* _What the task requires_:
Copy every line of the listing that holds the string "this".

* _Supplied records_:
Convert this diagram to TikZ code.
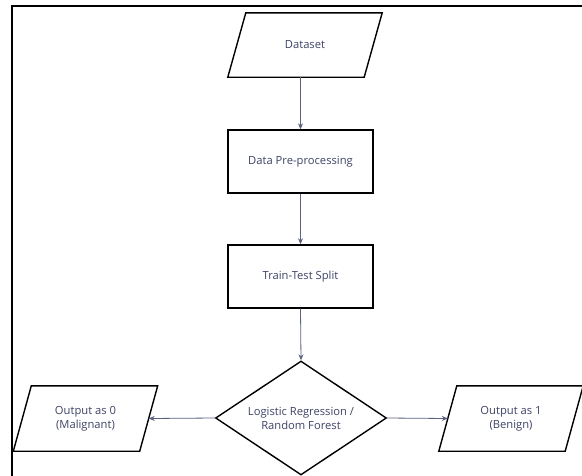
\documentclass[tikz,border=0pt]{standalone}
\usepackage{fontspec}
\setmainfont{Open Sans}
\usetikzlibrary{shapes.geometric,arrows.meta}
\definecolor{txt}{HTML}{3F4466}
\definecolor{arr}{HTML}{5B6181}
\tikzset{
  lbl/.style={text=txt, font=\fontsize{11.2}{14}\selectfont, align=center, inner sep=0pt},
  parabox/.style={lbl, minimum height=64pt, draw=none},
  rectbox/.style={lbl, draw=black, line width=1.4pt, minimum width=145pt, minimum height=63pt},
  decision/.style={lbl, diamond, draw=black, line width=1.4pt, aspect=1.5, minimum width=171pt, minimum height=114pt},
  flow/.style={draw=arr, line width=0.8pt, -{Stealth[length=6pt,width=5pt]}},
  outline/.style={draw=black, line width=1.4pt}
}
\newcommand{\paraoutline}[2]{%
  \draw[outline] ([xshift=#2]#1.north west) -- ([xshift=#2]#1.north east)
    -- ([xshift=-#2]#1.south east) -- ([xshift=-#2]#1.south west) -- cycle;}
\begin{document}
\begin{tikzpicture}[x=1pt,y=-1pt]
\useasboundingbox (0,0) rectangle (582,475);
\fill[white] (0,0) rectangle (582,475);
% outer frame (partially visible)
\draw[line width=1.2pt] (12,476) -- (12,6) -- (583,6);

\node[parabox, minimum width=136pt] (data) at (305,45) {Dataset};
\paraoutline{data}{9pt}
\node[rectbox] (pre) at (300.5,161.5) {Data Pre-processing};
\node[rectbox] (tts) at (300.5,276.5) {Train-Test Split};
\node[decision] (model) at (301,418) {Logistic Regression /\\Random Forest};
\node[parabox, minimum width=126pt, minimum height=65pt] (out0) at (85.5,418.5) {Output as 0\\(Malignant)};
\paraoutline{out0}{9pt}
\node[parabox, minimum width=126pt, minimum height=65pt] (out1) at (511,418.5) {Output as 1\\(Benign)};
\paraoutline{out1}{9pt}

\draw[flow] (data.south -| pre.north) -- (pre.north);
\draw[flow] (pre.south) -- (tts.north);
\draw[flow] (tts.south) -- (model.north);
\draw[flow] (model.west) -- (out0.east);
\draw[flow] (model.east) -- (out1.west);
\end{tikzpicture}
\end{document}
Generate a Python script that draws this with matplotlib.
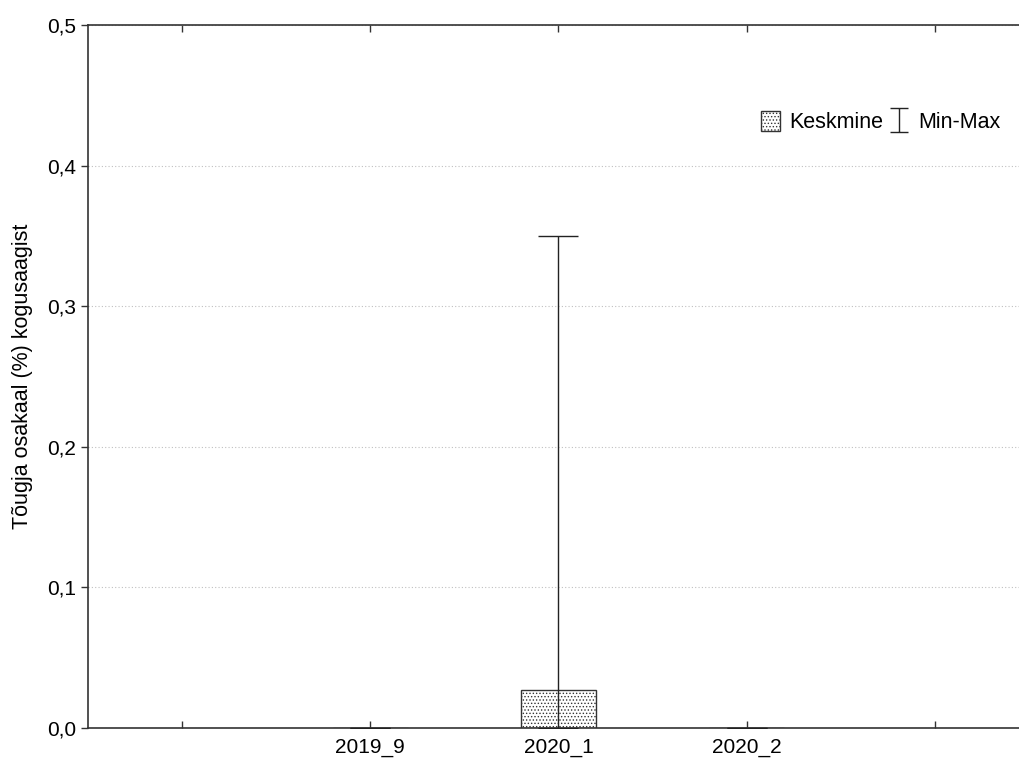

* _Written response_:
Convert this diagram to TikZ code.
Generate a Python script that draws this with matplotlib.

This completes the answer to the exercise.